When Costs for Unification, Population Aging Are Included

Deputy Prime Minister Hong Nam-ki answers questions at a meeting of the Strategy and Finance Committee of the National Assembly on April 28. 

The ruling Democratic Party of Korea said that the government has sufficient fiscal room with regard to its efforts to maintain fiscal soundness. “The average debt ratio of OECD member states is 110 percent and what we need now is a proactive response to a crisis although it is indeed important to carefully look into fiscal risk factors,” lawmaker Kim Yong-jin remarked.

At present, South Korea’s debt-to-GDP ratio is much lower than the OECD average. According to Deputy Prime Minister Hong Nam-ki, the post-second supplementary budget ratio is estimated at 41.4 percent and the post-third ratio is estimated at 44 percent.
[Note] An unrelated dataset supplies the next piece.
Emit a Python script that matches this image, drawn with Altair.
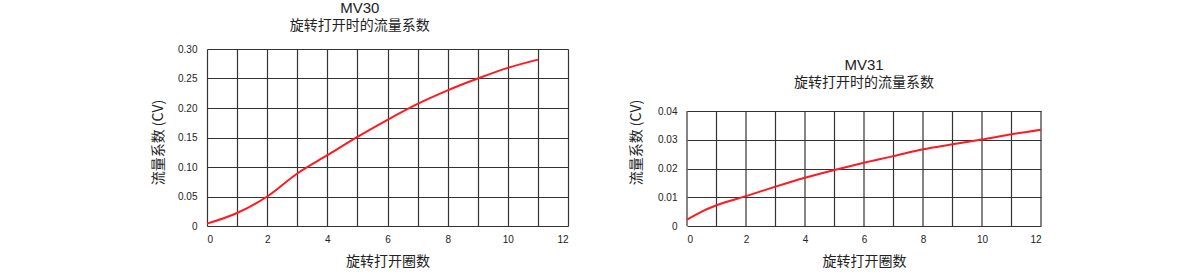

Still, the ratio does not reflect potential spending related to a change in population structure and inter-Korean reunification. “The debt ratio might have already topped 100 percent considering the potential spending,” the Ministry of Economy and Finance explained, adding, “Government fiscal operation observed with those excluded can be misleading.”

Another concern is that South Korea’s fiscal spending or debt may increase at an exponential rate. For reference, Japan’s debt ratio gradually increased before it topped 100 percent in 1997. However, the ratio doubled in 12 years and reached 238 percent in 2018.